There is a little known program that you might be able to take advantage of, which could increase your chances of finding a home – especially in a market where bidding wars are the norm and you may not have the money to buy a “fixer upper”. With it, you may be able to purchase a home that otherwise may have been overlooked, due to the fact that it was in need of a little TLC. Whether it’s a new kitchen, bathroom, windows, flooring, etc. this program gives you the flexibility to purchase a home and include the cost of renovations in your purchase.
The CMHC Improvements program gives qualified buyers the ability to borrow up to 10 per cent of the as-improved value of a home to put towards the cost of renovations and include it in their mortgage loan amount. Formerly known as the Purchase Plus Improvements program, this flexible financing option is offered by the Canada Mortgage and Housing Corporation (CMHC) – the government insurer of mortgage loans taken out with less than a 20 per cent down payment.
To give you an example of how it works, let’s say the purchase price of a home is $500,000. If the renovation you want to complete would result in the value of the home going up by $50,000, for an as-improved value of $550,000, you could borrow 10% of that ($55,000) for your renovation. This is an ideal option for first-time homebuyers who typically have smaller down payments and can’t afford to both put money down and pay for any renovations they want to do as soon as they take possession.
But how does it work? Borrowers must provide a quote from a contractor, before closing on the house, which is then submitted to both the mortgage lender and CMHC for approval. In order to do this, you must add a condition in your Agreement
to Purchase that says you want a contractor to inspect the home before closing. The contractor will provide a quote that breaks down the scope of work and the costs associated with it. Once both CMHC and the lender approve the improvement amount, it is added to the mortgage loan.
On closing day, the improvement amount is advanced to your lawyer, who will hold onto it until the renovations are complete – this means that you don’t actually get the money until the work is done, so we recommend that our clients have access to an unsecured line of credit so that the initial deposits/costs can be paid and work can begin. When the renovation is complete, the lender sends an appraiser to your home, to confirm that the scope of the work outlined on your quote is done. Once confirmed, the lender will authorize your lawyer to release the improvement amount to you.
So, what’s the catch? Borrowers cannot include the costs of appliances in their quote, as they are not part of the physical structure and could be taken out if you ever decided to sell. From our experience, CMHC and lenders usually will not approve renovations to do things like add another unit to the property (like a basement apartment) or fix something like a furnace that should be in good working order when you buy the home. So keep that in mind when you are considering your renovation project(s).

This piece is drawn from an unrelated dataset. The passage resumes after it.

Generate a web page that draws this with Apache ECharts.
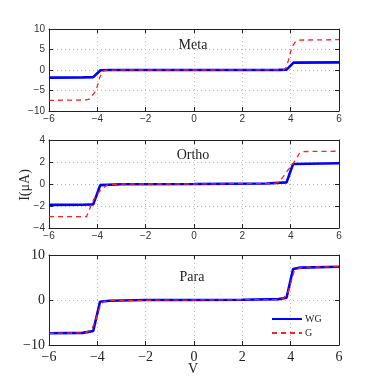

With a lot of first-time buyers trying to find creative ways to get into this increasingly expensive market, the CMHC Improvements program gives you the ability to look at homes that need a little TLC. We’ve had several clients manage to build up several thousands of dollars in equity, by using this program instead of buying a home that has already been renovated. Why pay more for a house that someone else has renovated into their dream home, when you can include the renovation costs in your mortgage loan and renovate to make it yours?